Just read your log on Jefferson, Texas. You do know that our ancestor Larkin Edwards was an interpreter for the Caddoes. In the Caddo Treaty of Cessions of 1835 the Caddoes gave Edwards his choice of property. He chose a square mile of land, said that was all he wanted, that is now downtown Shreveport. The next year he turned around and sold it to eight men for five-thousand dollars. They formed the Shreve Town Company. The eight men were: Angus McNeil, James Cane, Wm. Bennett, Bushrod Jenkins, James Pickett, Sturgis Sprague, Thomas T. Williamson, and Captain Henry Miller Shreve.

There is a lot of info on Larkin Edwards. Unfortunately, a lot is not correct. I have copies of documents from the Shreveport Court House that a Katherine Jeter sent to me. She was or is an attorney in Shreveport who had her office on Edwards Street (this was named after Larkin Edwards). I never got to meet her but we talked by telephone a number of times. She was very interested in the information of Larkin Edwards. We exchanged Christmas cards for a while; I think she was somewhat older than I, so she might have died or retired or whatever. She was with the law firm of Tucker, Jeter, Jackson and Hickman.

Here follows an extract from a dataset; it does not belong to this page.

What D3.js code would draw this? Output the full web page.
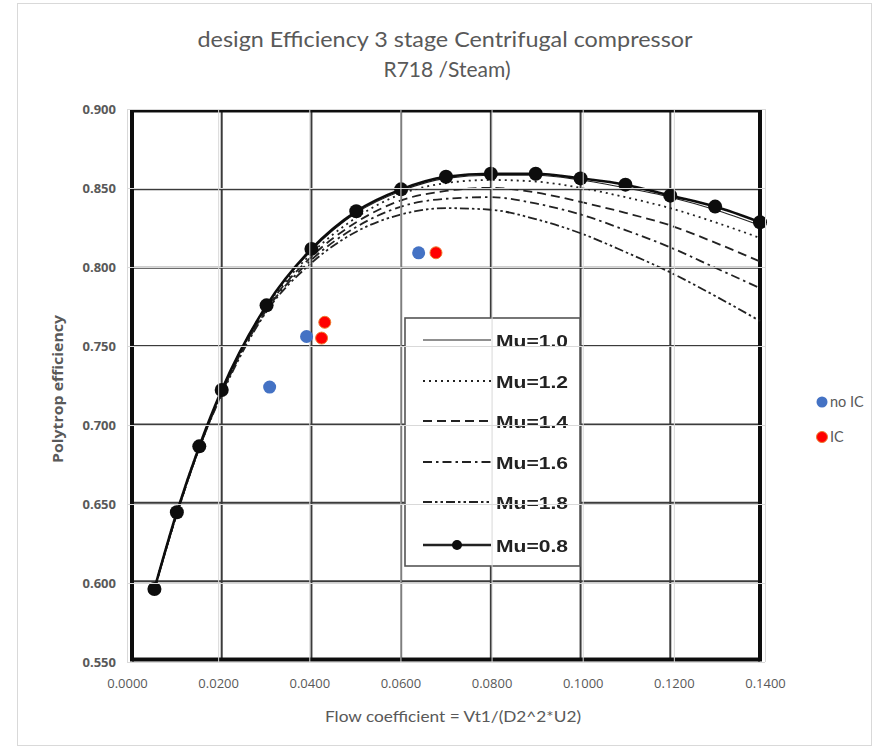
<!DOCTYPE html>
<html><head><meta charset="utf-8">
<script src="https://cdn.jsdelivr.net/npm/d3@7"></script>
<style>
body{margin:0;background:#fff;}
svg{display:block;}
</style></head>
<body>
<svg id="c" width="884" height="750"></svg>
<script>
// ---- data ----
const titleLines = ["design Efficiency 3 stage Centrifugal compressor", "R718 /Steam)"];
const xTicks = [0, 0.02, 0.04, 0.06, 0.08, 0.10, 0.12, 0.14];
const yTicks = [0.55, 0.60, 0.65, 0.70, 0.75, 0.80, 0.85, 0.90];
const flowX = [0.005,0.01,0.015,0.02,0.03,0.04,0.05,0.06,0.07,0.08,0.09,0.10,0.11,0.12,0.13,0.14];
const mu08 = [0.595,0.644,0.686,0.722,0.776,0.812,0.836,0.850,0.858,0.860,0.860,0.857,0.853,0.846,0.839,0.829];
const mu10 = [0.595,0.644,0.686,0.722,0.776,0.811,0.835,0.849,0.857,0.859,0.859,0.856,0.851,0.845,0.837,0.827];
const mu12 = [0.595,0.644,0.686,0.721,0.775,0.809,0.832,0.847,0.854,0.856,0.855,0.851,0.845,0.838,0.829,0.819];
const mu14 = [0.595,0.643,0.685,0.720,0.774,0.807,0.829,0.843,0.849,0.851,0.848,0.842,0.835,0.827,0.816,0.804];
const mu16 = [0.595,0.643,0.685,0.720,0.773,0.805,0.826,0.839,0.844,0.845,0.841,0.834,0.824,0.813,0.800,0.787];
const mu18 = [0.595,0.643,0.685,0.719,0.772,0.803,0.823,0.834,0.838,0.837,0.831,0.822,0.810,0.797,0.782,0.766];
const noIC_x = [0.0313, 0.0394, 0.0640];
const noIC_y = [0.724, 0.756, 0.809];
const IC_x = [0.0434, 0.0427, 0.0678];
const IC_y = [0.765, 0.755, 0.809];
const muLegend = ["Mu=1.0","Mu=1.2","Mu=1.4","Mu=1.6","Mu=1.8","Mu=0.8"];
const seriesLegend = ["no IC","IC"];

const svg = d3.select("#c");

// chart area border
svg.append("rect").attr("x",17.5).attr("y",3.5).attr("width",854).attr("height",742)
  .attr("fill","#fff").attr("stroke","#d9d9d9").attr("stroke-width",1);

// Excel plot scales
const x = d3.scaleLinear().domain([0,0.14]).range([127,765]);
const y = d3.scaleLinear().domain([0.55,0.90]).range([662,109]);
// scanned image scales (slightly offset)
const xs = d3.scaleLinear().domain([0,0.14]).range([132,760]);
const ys = d3.scaleLinear().domain([0.55,0.90]).range([659.5,111]);

const defs = svg.append("defs");
defs.append("filter").attr("id","blur").append("feGaussianBlur").attr("stdDeviation",0.45);

// ---- scanned picture layer ----
const scan = svg.append("g").attr("filter","url(#blur)");
scan.append("g").selectAll("line").data(xTicks.slice(1,-1)).join("line")
  .attr("x1",d=>xs(d)).attr("x2",d=>xs(d)).attr("y1",ys(0.9)).attr("y2",ys(0.55))
  .attr("stroke","#3a3a3a").attr("stroke-width",2);
scan.append("g").selectAll("line").data(yTicks.slice(1,-1)).join("line")
  .attr("x1",xs(0)).attr("x2",xs(0.14)).attr("y1",d=>ys(d)).attr("y2",d=>ys(d))
  .attr("stroke","#3a3a3a").attr("stroke-width",2);
scan.append("line").attr("x1",xs(0)).attr("x2",xs(0.14)).attr("y1",ys(0.9)).attr("y2",ys(0.9)).attr("stroke","#111").attr("stroke-width",3);
scan.append("line").attr("x1",xs(0)).attr("x2",xs(0.14)).attr("y1",ys(0.55)).attr("y2",ys(0.55)).attr("stroke","#111").attr("stroke-width",4);
scan.append("line").attr("x1",xs(0)).attr("x2",xs(0)).attr("y1",ys(0.9)-1.5).attr("y2",ys(0.55)+2).attr("stroke","#111").attr("stroke-width",4);
scan.append("line").attr("x1",xs(0.14)).attr("x2",xs(0.14)).attr("y1",ys(0.9)-1.5).attr("y2",ys(0.55)+2).attr("stroke","#111").attr("stroke-width",4);

const line = d3.line().x(d=>xs(d[0])).y(d=>ys(d[1])).curve(d3.curveMonotoneX);
const styles = [
  {vals:mu10, dash:null, w:1.1},
  {vals:mu12, dash:"2,4", w:1.8},
  {vals:mu14, dash:"9,5", w:1.8},
  {vals:mu16, dash:"9,4,2.5,4", w:1.8},
  {vals:mu18, dash:"9,3,2.5,3,2.5,3", w:1.8}
];
styles.forEach(s=>{
  scan.append("path").attr("d",line(flowX.map((v,i)=>[v,s.vals[i]])))
    .attr("fill","none").attr("stroke","#222").attr("stroke-width",s.w)
    .attr("stroke-dasharray",s.dash);
});
scan.append("path").attr("d",line(flowX.map((v,i)=>[v,mu08[i]])))
  .attr("fill","none").attr("stroke","#111").attr("stroke-width",2.6);
scan.append("g").selectAll("circle").data(flowX).join("circle")
  .attr("cx",d=>xs(d)).attr("cy",(d,i)=>ys(mu08[i])).attr("r",7).attr("fill","#0a0a0a");

// scanned legend box
const lb = {x0:405, x1:580, y0:318, y1:566};
scan.append("rect").attr("x",lb.x0).attr("y",lb.y0).attr("width",lb.x1-lb.x0).attr("height",lb.y1-lb.y0)
  .attr("fill","#fff").attr("stroke","#555").attr("stroke-width",1.6);
const rowY = [340, 381, 421, 462, 502, 545];
const legDash = [null,"2,4","9,5","9,4,2.5,4","9,3,2.5,3,2.5,3",null];
rowY.forEach((ry,i)=>{
  scan.append("line").attr("x1",423).attr("x2",491).attr("y1",ry).attr("y2",ry)
    .attr("stroke","#222").attr("stroke-width", i===5?2.6:(i===0?1.1:1.8))
    .attr("stroke-dasharray",legDash[i]);
  if(i===5) scan.append("circle").attr("cx",457).attr("cy",ry).attr("r",5).attr("fill","#0a0a0a");
  scan.append("text").attr("x",496).attr("y",ry+6.5).text(muLegend[i])
    .attr("font-family","Liberation Sans, Arial, sans-serif").attr("font-weight","bold")
    .attr("font-size",17).attr("fill","#222").attr("textLength",72).attr("lengthAdjust","spacingAndGlyphs");
});

// ---- Excel gridlines (over the picture) ----
const gx = svg.append("g").attr("transform",`translate(0,${y(0.55)})`)
  .call(d3.axisBottom(x).tickValues(xTicks).tickSize(-(y(0.55)-y(0.9))).tickFormat(""));
gx.select(".domain").remove();
gx.selectAll("line").attr("stroke","#d9d9d9").attr("stroke-width",1);
const gy = svg.append("g").attr("transform",`translate(${x(0)},0)`)
  .call(d3.axisLeft(y).tickValues(yTicks).tickSize(-(x(0.14)-x(0))).tickFormat(""));
gy.select(".domain").remove();
gy.selectAll("line").attr("stroke","#d9d9d9").attr("stroke-width",1);

// ---- axis labels ----
const ax = svg.append("g").attr("transform",`translate(0,${y(0.55)})`)
  .call(d3.axisBottom(x).tickValues(xTicks).tickSize(0).tickPadding(17).tickFormat(d3.format(".4f")));
ax.select(".domain").remove();
ax.selectAll("text").attr("font-family","Open Sans, sans-serif").attr("font-size",13).attr("fill","#595959");
const ay = svg.append("g").attr("transform",`translate(${x(0)},0)`)
  .call(d3.axisLeft(y).tickValues(yTicks).tickSize(0).tickPadding(11).tickFormat(d3.format(".3f")));
ay.select(".domain").remove();
ay.selectAll("text").attr("font-family","Open Sans, sans-serif").attr("font-weight","bold").attr("font-size",13).attr("fill","#595959");

// ---- scatter series ----
svg.append("g").selectAll("circle").data(noIC_x).join("circle")
  .attr("cx",d=>x(d)).attr("cy",(d,i)=>y(noIC_y[i])).attr("r",6.5).attr("fill","#4472C4");
svg.append("g").selectAll("circle").data(IC_x).join("circle")
  .attr("cx",d=>x(d)).attr("cy",(d,i)=>y(IC_y[i])).attr("r",6).attr("fill","#FF0000")
  .attr("stroke","#ED7D31").attr("stroke-width",1);

// ---- titles ----
const tt = svg.append("g");
tt.append("text").attr("x",445).attr("y",47).attr("text-anchor","middle")
  .attr("font-family","Lato, Open Sans, sans-serif").attr("font-size",21).attr("fill","#595959")
  .attr("textLength",495).attr("lengthAdjust","spacingAndGlyphs").text(titleLines[0]);
tt.append("text").attr("x",447).attr("y",77).attr("text-anchor","middle")
  .attr("font-family","Lato, Open Sans, sans-serif").attr("font-size",21).attr("fill","#595959")
  .text(titleLines[1]);
svg.append("text").attr("x",453).attr("y",722).attr("text-anchor","middle")
  .attr("font-family","Lato, Open Sans, sans-serif").attr("font-size",16).attr("fill","#595959")
  .attr("textLength",256).attr("lengthAdjust","spacingAndGlyphs")
  .text("Flow coefficient = Vt1/(D2^2*U2)");
svg.append("text").attr("transform","translate(63,389) rotate(-90)").attr("text-anchor","middle")
  .attr("font-family","Open Sans, sans-serif").attr("font-weight","bold").attr("font-size",15).attr("fill","#595959")
  .attr("textLength",148).attr("lengthAdjust","spacingAndGlyphs")
  .text("Polytrop efficiency");

// ---- right legend ----
const leg = svg.append("g");
const legColors = [["#4472C4","none"],["#FF0000","#ED7D31"]];
seriesLegend.forEach((t,i)=>{
  const ly = 402 + i*35;
  leg.append("circle").attr("cx",822).attr("cy",ly).attr("r",5.5).attr("fill",legColors[i][0]).attr("stroke",legColors[i][1]);
  leg.append("text").attr("x",830).attr("y",ly+5).text(t)
    .attr("font-family","Lato, Open Sans, sans-serif").attr("font-size",14.5).attr("fill","#595959");
});
</script>
</body></html>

I did get to visit with a distant cousin, Ashley Sibley, before his death. He had a museum, Grindstone Museum, off some road coming out of Shreveport. He was a very nice old gentleman. He was descended from Larkin through his daughter, Mary and we were through the daughter, Emily Jane. Emily Jane married James Schenick. Jeems Bayou was named after James Schenick. Mary Edwards married Jacob Irwin; I believe he was a gunsmith.

Dot Pourteau


Saturday, August 02, 2008

Great Red River Raft

The Red River begins in Colorado and flows east, toward Louisiana. It forms a physical barrier between much of Texas and Oklahoma, Texas to the south and Oklahoma to the north. In 1806, President Thomas Jefferson sent Peter Curtis and Thomas Freeman to explore the southern portion of the Louisiana Territory.

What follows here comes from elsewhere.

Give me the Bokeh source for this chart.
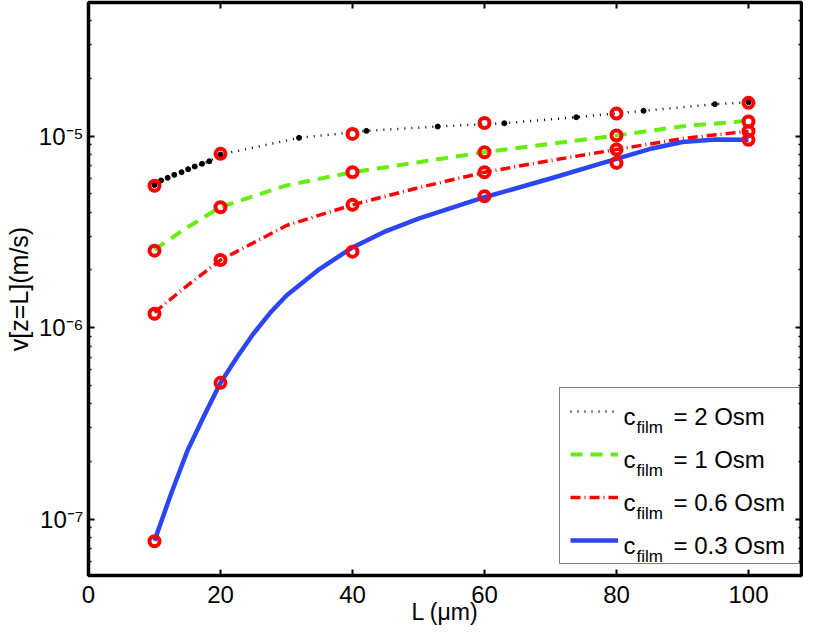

They found the Red River clogged from bank to bank with trees, brush and impenetrable debris. The Great Raft acted as a dam, effectively raising the water level north and west of what is now the city of Shreveport. This system of interconnecting bayous and lakes, with time, became a watery pathway from New Orleans to Jefferson, Texas.

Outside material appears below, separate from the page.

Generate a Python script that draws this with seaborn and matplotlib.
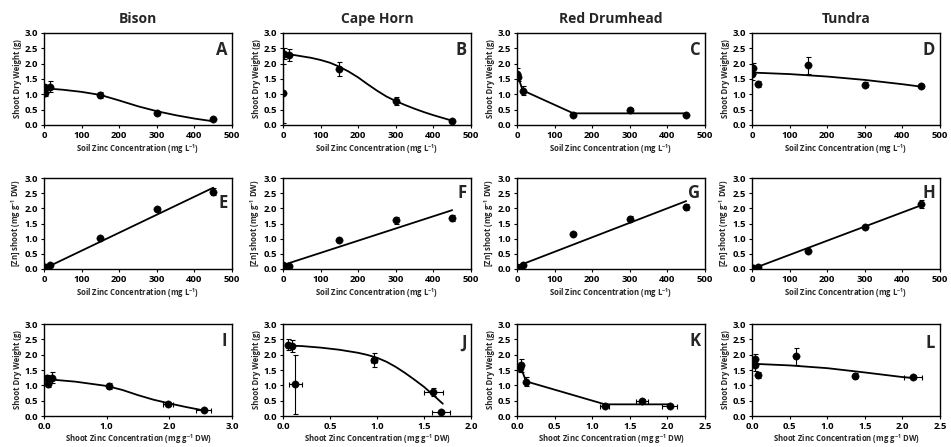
import numpy as np
import pandas as pd
import matplotlib
matplotlib.use("Agg")
import matplotlib.pyplot as plt
import seaborn as sns

# ---------------- data ----------------
cultivars = ["Bison", "Cape Horn", "Red Drumhead", "Tundra"]
soil_zn = [0, 3, 15, 150, 300, 450]

# shoot dry weight (g) and SE
weight_bison = [1.23, 1.03, 1.25, 0.98, 0.40, 0.20]
weight_bison_err = [0.12, 0.10, 0.18, 0.10, 0.06, 0.04]
weight_capehorn = [1.03, 2.32, 2.28, 1.83, 0.77, 0.12]
weight_capehorn_err = [0.95, 0.18, 0.20, 0.22, 0.13, 0.03]
weight_reddrum = [1.65, 1.55, 1.12, 0.32, 0.50, 0.33]
weight_reddrum_err = [0.20, 0.10, 0.15, 0.04, 0.05, 0.03]
weight_tundra = [1.67, 1.85, 1.33, 1.95, 1.32, 1.27]
weight_tundra_err = [0.20, 0.18, 0.10, 0.28, 0.07, 0.07]

# shoot Zn concentration (mg g-1 DW) and SE
shootzn_bison = [0.04, 0.06, 0.12, 1.03, 1.98, 2.55]
shootzn_bison_err = [0.01, 0.01, 0.02, 0.03, 0.08, 0.12]
shootzn_capehorn = [0.13, 0.05, 0.10, 0.97, 1.60, 1.68]
shootzn_capehorn_err = [0.07, 0.02, 0.02, 0.03, 0.10, 0.10]
shootzn_reddrum = [0.05, 0.04, 0.12, 1.17, 1.66, 2.03]
shootzn_reddrum_err = [0.01, 0.01, 0.02, 0.06, 0.08, 0.10]
shootzn_tundra = [0.04, 0.04, 0.08, 0.58, 1.37, 2.14]
shootzn_tundra_err = [0.01, 0.01, 0.01, 0.02, 0.03, 0.12]

# fitted curves
fitA_x = [0, 50, 100, 150, 200, 250, 300, 350, 400, 450]
fitA_y = [1.20, 1.15, 1.08, 0.98, 0.80, 0.61, 0.45, 0.32, 0.21, 0.12]
fitB_x = [0, 25, 50, 75, 100, 125, 150, 175, 200, 225, 250, 275, 300, 325, 350, 375, 400, 425, 450]
fitB_y = [2.32, 2.29, 2.24, 2.19, 2.12, 2.03, 1.90, 1.74, 1.55, 1.33, 1.12, 0.93, 0.78, 0.65,
          0.53, 0.42, 0.32, 0.23, 0.14]
fitC_x = [0, 15, 150, 450]
fitC_y = [1.68, 1.13, 0.38, 0.38]
fitD_x = [0, 100, 200, 300, 400, 450]
fitD_y = [1.71, 1.66, 1.58, 1.47, 1.33, 1.25]

fitE_x = [0, 450]
fitE_y = [0.01, 2.68]
fitF_x = [0, 450]
fitF_y = [0.13, 1.94]
fitG_x = [0, 450]
fitG_y = [0.09, 2.24]
fitH_x = [0, 450]
fitH_y = [0.00, 2.10]

fitI_x = [0.05, 0.5, 1.0, 1.25, 1.5, 1.75, 2.0, 2.25, 2.55]
fitI_y = [1.20, 1.12, 0.98, 0.85, 0.68, 0.53, 0.41, 0.30, 0.18]
fitJ_x = [0.05, 0.2, 0.4, 0.6, 0.8, 0.9, 1.0, 1.1, 1.2, 1.3, 1.4, 1.5, 1.6, 1.7]
fitJ_y = [2.30, 2.28, 2.23, 2.16, 2.06, 1.99, 1.90, 1.77, 1.60, 1.40, 1.18, 0.95, 0.68, 0.40]
fitK_x = [0.04, 0.12, 1.17, 2.03]
fitK_y = [1.66, 1.13, 0.38, 0.38]
fitL_x = [0.04, 0.5, 1.0, 1.5, 2.0, 2.14]
fitL_y = [1.70, 1.65, 1.56, 1.42, 1.27, 1.24]

letters = ["A", "B", "C", "D", "E", "F", "G", "H", "I", "J", "K", "L"]
row3_xmax = [3.0, 2.0, 2.5, 2.5]
row3_xstep = [1.0, 0.5, 0.5, 0.5]

# ---------------- style ----------------
sns.set_style("ticks")
plt.rcParams["font.family"] = ["Open Sans", "DejaVu Sans"]
plt.rcParams["font.weight"] = "bold"
plt.rcParams["mathtext.default"] = "regular"
plt.rcParams["axes.linewidth"] = 1.0

fig = plt.figure(figsize=(9.51, 4.47), dpi=100)
W, H = 951.0, 447.0
col_left = [44, 283, 517, 752]
ax_w = 188
rows_px = [(33, 125), (178, 269), (324, 416)]

weights = [weight_bison, weight_capehorn, weight_reddrum, weight_tundra]
weights_err = [weight_bison_err, weight_capehorn_err, weight_reddrum_err, weight_tundra_err]
shootzn = [shootzn_bison, shootzn_capehorn, shootzn_reddrum, shootzn_tundra]
shootzn_err = [shootzn_bison_err, shootzn_capehorn_err, shootzn_reddrum_err, shootzn_tundra_err]
fits_row1 = [(fitA_x, fitA_y), (fitB_x, fitB_y), (fitC_x, fitC_y), (fitD_x, fitD_y)]
fits_row2 = [(fitE_x, fitE_y), (fitF_x, fitF_y), (fitG_x, fitG_y), (fitH_x, fitH_y)]
fits_row3 = [(fitI_x, fitI_y), (fitJ_x, fitJ_y), (fitK_x, fitK_y), (fitL_x, fitL_y)]

tick_fs = 6.8
lab_fs = 5.6
letter_y = [[0.82, 0.82, 0.82, 0.82], [0.73, 0.83, 0.83, 0.83], [0.82, 0.80, 0.81, 0.79]]


def panel(ax, x, y, xerr, yerr, fit, letter, ly):
    ax.errorbar(x, y, xerr=xerr, yerr=yerr, fmt="none", ecolor="black",
                elinewidth=0.8, capsize=1.8, capthick=0.8, zorder=2)
    sns.lineplot(x=fit[0], y=fit[1], ax=ax, color="black", lw=1.3,
                 estimator=None, sort=False, zorder=3)
    sns.scatterplot(x=x, y=y, ax=ax, color="black", s=28, edgecolor="black",
                    linewidth=0.3, zorder=4)
    ax.set_ylim(0, 3.0)
    ax.set_yticks(np.arange(0, 3.01, 0.5))
    ax.set_yticklabels([f"{v:.1f}" for v in np.arange(0, 3.01, 0.5)])
    for s in ax.spines.values():
        s.set_visible(True)
        s.set_color("black")
    ax.tick_params(direction="out", length=2.5, width=0.8, labelsize=tick_fs,
                   pad=1.5, colors="black")
    ax.text(0.975, ly, letter, transform=ax.transAxes, ha="right", va="center",
            fontsize=12, fontweight="bold")


for r in range(3):
    top, bot = rows_px[r]
    for c in range(4):
        ax = fig.add_axes([col_left[c] / W, 1 - bot / H, ax_w / W, (bot - top) / H])
        letter = letters[r * 4 + c]
        ly = letter_y[r][c]
        if r == 0:
            panel(ax, soil_zn, weights[c], None, weights_err[c], fits_row1[c], letter, ly)
            ax.set_xlim(0, 500)
            ax.set_xticks(range(0, 501, 100))
            ax.set_ylabel("Shoot Dry Weight (g)", fontsize=lab_fs, fontweight="bold", labelpad=2)
            ax.set_xlabel("Soil Zinc Concentration (mg L$^{-1}$)", fontsize=lab_fs,
                          fontweight="bold", labelpad=2)
            fig.text((col_left[c] + ax_w / 2) / W, 1 - 23.0 / H, cultivars[c],
                     ha="center", va="baseline", fontsize=10, fontweight="bold")
        elif r == 1:
            panel(ax, soil_zn, shootzn[c], None, shootzn_err[c], fits_row2[c], letter, ly)
            ax.set_xlim(0, 500)
            ax.set_xticks(range(0, 501, 100))
            ax.set_ylabel("[Zn] shoot (mg g$^{-1}$ DW)", fontsize=lab_fs, fontweight="bold", labelpad=2)
            ax.set_xlabel("Soil Zinc Concentration (mg L$^{-1}$)", fontsize=lab_fs,
                          fontweight="bold", labelpad=2)
        else:
            panel(ax, shootzn[c], weights[c], shootzn_err[c], weights_err[c], fits_row3[c], letter, ly)
            ax.set_xlim(0, row3_xmax[c])
            xt = np.arange(0, row3_xmax[c] + 1e-9, row3_xstep[c])
            ax.set_xticks(xt)
            ax.set_xticklabels([f"{v:.1f}" for v in xt])
            ax.set_ylabel("Shoot Dry Weight (g)", fontsize=lab_fs, fontweight="bold", labelpad=2)
            ax.set_xlabel("Shoot Zinc Concentration (mg g$^{-1}$ DW)", fontsize=lab_fs,
                          fontweight="bold", labelpad=1)
        for lbl in ax.get_xticklabels() + ax.get_yticklabels():
            lbl.set_fontweight("bold")

fig.savefig("out.png", dpi=100, facecolor="white")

What did Jefferson have that brought up to 15 riverboats a day from New Orleans? It was cotton. Michener talks about the superior quality of East Texas cotton in his novel Texas. Fortunes were established and antebellum mansions sprang up around Jefferson as goods and celebrities reached the booming town. At one point, Jefferson was the largest seaport in Texas.

In 1872, the Corps of Engineers attacked the Raft with snag boats, an invention of Captain Shreve, the founder of Shreveport. The snag boats, along with the help of explosives, cleared the Raft within the year. The result was a drop in the area water level.

The lakes and bayous no longer interconnected. The riverboats that had plied their trade, up the Mississippi River from New Orleans, to the Red River, Caddo Lake and finally Jefferson, could no longer make the trip.

Farmers found new methods to get their cotton to market and, like a jilted lover, the City of Jefferson faded into a mist of distant memory.